This post was last updated on December 12th, 2011 at 03:16 pm
It’s been a while since I’ve done a “how to” style workshop. I’ve purposely shied away from them instead trying to move the conversations more towards, “what might you do that makes a difference for kids?” I’ve been referred to by a local high school principal as “Big Idea Dean”. I can’t say for sure, but I take it as a compliment. I guess I’m trying to aspire to this:
The reason I’ve not done many “how to” or tool based workshops is simply because as an initial introduction to I don’t think it works. That said, I’ve done some in the past and do support teachers with just in time learning. I’ll get teachers and administrators asking about blogs. My first response is always “why?”. Without a belief and understanding of how it might help kids, it’s generally a waste of time. Instead I ask them to take a step back, do some lurking, determine what you want to do and then dive in. Backward by design. I’ve just seen my early approach of showing how easy things are to be less than successful. I’ve said it many times, just because it’s easy, doesn’t mean you’ll do it or that it has value.
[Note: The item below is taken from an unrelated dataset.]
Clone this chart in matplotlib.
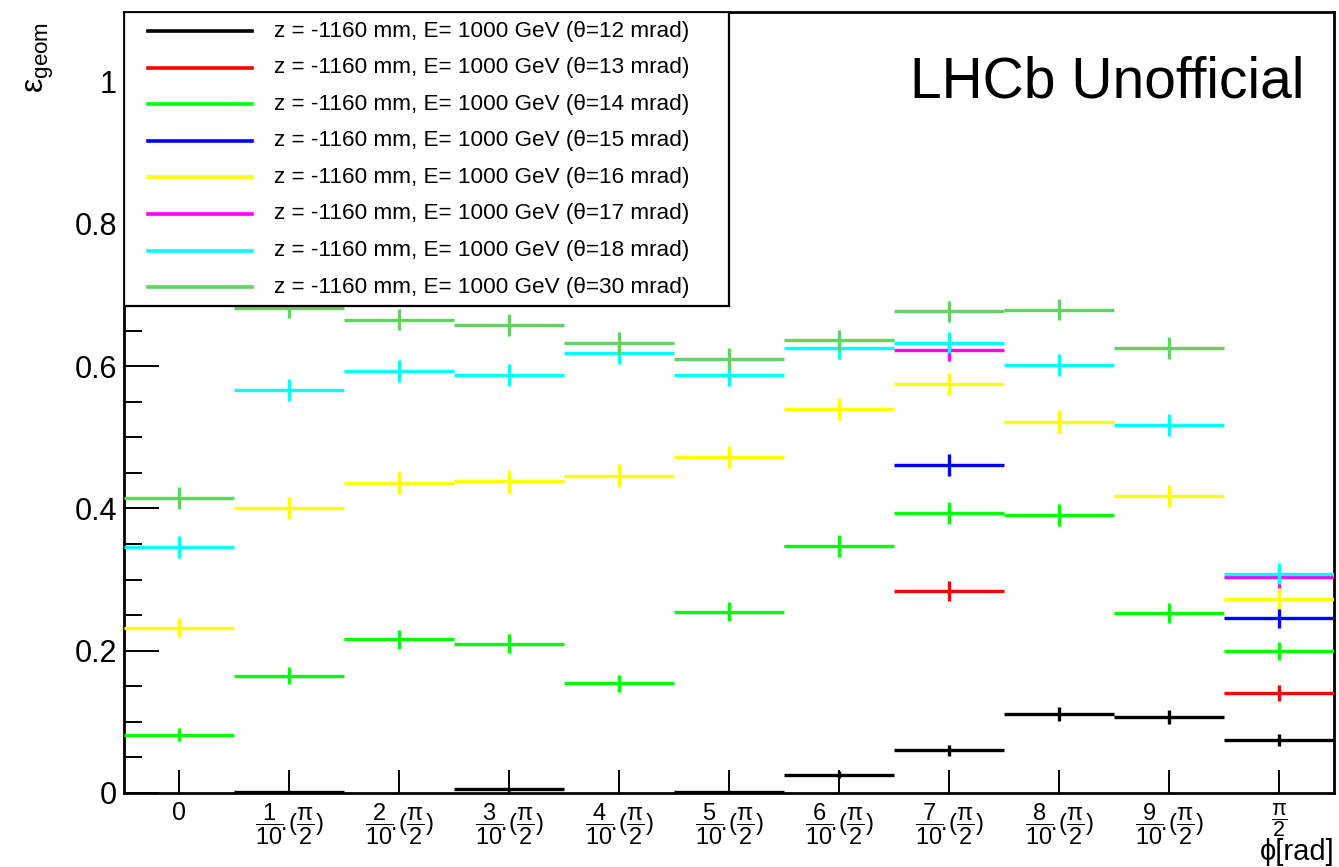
import numpy as np
import matplotlib
matplotlib.use("Agg")
import matplotlib.pyplot as plt
from matplotlib.patches import Rectangle
from matplotlib.lines import Line2D

plt.rcParams['font.family'] = ['Liberation Sans', 'DejaVu Sans']
plt.rcParams['mathtext.fontset'] = 'custom'
plt.rcParams['mathtext.rm'] = 'Liberation Sans'
plt.rcParams['mathtext.it'] = 'Liberation Sans'
plt.rcParams['mathtext.sf'] = 'Liberation Sans'

# --- efficiency per phi bin, one array per theta ---
phi_bins = np.arange(11)
n_events = 1000

eff_12 = [0.0, 0.002, 0.0, 0.005, 0.0, 0.001, 0.026, 0.060, 0.111, 0.107, 0.075]
eff_13 = [0.0, 0.0, 0.0, 0.0, 0.0, 0.0, 0.0, 0.284, 0.0, 0.0, 0.141]
eff_14 = [0.082, 0.165, 0.216, 0.210, 0.154, 0.255, 0.347, 0.394, 0.391, 0.253, 0.199]
eff_15 = [0.0, 0.0, 0.0, 0.0, 0.0, 0.0, 0.0, 0.461, 0.0, 0.0, 0.246]
eff_16 = [0.232, 0.400, 0.436, 0.438, 0.446, 0.472, 0.540, 0.575, 0.522, 0.417, 0.273]
eff_17 = [0.0, 0.0, 0.0, 0.0, 0.0, 0.0, 0.0, 0.622, 0.0, 0.0, 0.303]
eff_18 = [0.346, 0.566, 0.593, 0.588, 0.618, 0.588, 0.625, 0.633, 0.602, 0.517, 0.308]
eff_30 = [0.415, 0.682, 0.665, 0.658, 0.632, 0.610, 0.636, 0.677, 0.679, 0.625, 0.0]

series = [eff_12, eff_13, eff_14, eff_15, eff_16, eff_17, eff_18, eff_30]
thetas = [12, 13, 14, 15, 16, 17, 18, 30]
colors = ['#000000', '#ff0000', '#00ff00', '#0000ff', '#ffff00', '#ff00ff', '#00ffff', '#5fd45f']
labels = [f"z = -1160 mm, E= 1000 GeV (θ={t} mrad)" for t in thetas]

tick_labels = ['0'] + [r'$\dfrac{%d}{10}\!.\!(\dfrac{\pi}{2})$' % k for k in range(1, 10)] + [r'$\dfrac{\pi}{2}$']

W, H = 1339, 867
fig = plt.figure(figsize=(W / 100, H / 100), dpi=100)
ax = fig.add_axes([124 / W, 1 - 793 / H, 1210 / W, 781 / H])

for vals, col in zip(series, colors):
    vals = np.array(vals, dtype=float)
    keep = vals > 0
    err = np.sqrt(vals * (1 - vals) / n_events)
    ax.errorbar(phi_bins[keep], vals[keep], xerr=0.5, yerr=err[keep], fmt='none',
                ecolor=col, elinewidth=2.4, capsize=0, zorder=3)

ax.set_xlim(-0.5, 10.5)
ax.set_ylim(0, 1.0977)
ax.set_xticks(phi_bins)
ax.set_xticklabels(tick_labels, fontsize=17)
ax.set_yticks([0, 0.2, 0.4, 0.6, 0.8, 1.0])
ax.set_yticklabels(['0', '0.2', '0.4', '0.6', '0.8', '1'], fontsize=22)
ax.set_yticks(np.arange(0.05, 1.09, 0.05), minor=True)
ax.tick_params(axis='y', which='major', direction='in', length=25, width=1.4, pad=5)
ax.tick_params(axis='y', which='minor', direction='in', length=13, width=1.4)
ax.tick_params(axis='x', which='major', direction='in', length=16.5, width=1.4, pad=6)
ax.tick_params(axis='x', which='minor', bottom=False)
xt = ax.xaxis.get_major_ticks()
xt[0].label1.set_fontsize(18)
xt[-1].label1.set_fontsize(15.5)
for s in ax.spines.values():
    s.set_linewidth(2.0)

# legend box drawn by hand in axes fractions
def fx(px):
    return (px - 124) / 1210

def fy(py):
    return (793 - py) / 781

ax.add_patch(Rectangle((fx(124), fy(306)), fx(729) - fx(124), fy(12) - fy(306),
                       transform=ax.transAxes, facecolor='white', edgecolor='black',
                       linewidth=1.6, zorder=5))
for k, (lab, col) in enumerate(zip(labels, colors)):
    yrow = 31 + k * 36.6
    ax.add_line(Line2D([fx(148), fx(252)], [fy(yrow), fy(yrow)], transform=ax.transAxes,
                       color=col, linewidth=2.6, zorder=6))
    ax.text(fx(274), fy(yrow), lab, transform=ax.transAxes, fontsize=16.2,
            va='center', ha='left', zorder=6)

fig.text(1305 / W, 1 - 98 / H, "LHCb Unofficial", fontsize=41, ha='right', va='baseline')
fig.text(1335 / W, 1 - 866 / H, "ϕ[rad]", fontsize=21, ha='right', va='bottom')
fig.text(40 / W, 1 - 22 / H, r"ε$_{\mathrm{geom}}$", fontsize=23, rotation=90,
         ha='center', va='top')

fig.savefig("out.png", dpi=100)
So I do more of these “big picture” style talks, focusing on shifts, and often leave wondering if I’ve done any good.
Lately I’ve had a number of conversations that tells me maybe I have. One teacher in particular tracked me down in a coffee shop and told me, “I get it! I didn’t get it 2 years ago when you talked about it but now I do!” She went on to talk about how she uses a wiki to provide learning opportunities for her students, about how their work is public and transparent, how the look after each other and how the learn from each other. I’m less frustrated, less concerned when teachers are banging down the doors to make shifts in their classrooms simply because I or someone else has presented a compelling idea for change. For many these talks and presentations need time to sit and stew.
They are seeing the shifts all around them as well. Whether it’s network news talking about the impact of twitter on election coverage or simply their own experience connecting and posting content on Facebook, teachers are beginning to see how these things might impact their classrooms.
So if you’re out there and feel like you’re a voice in the wilderness, take heart, you’re seed planting.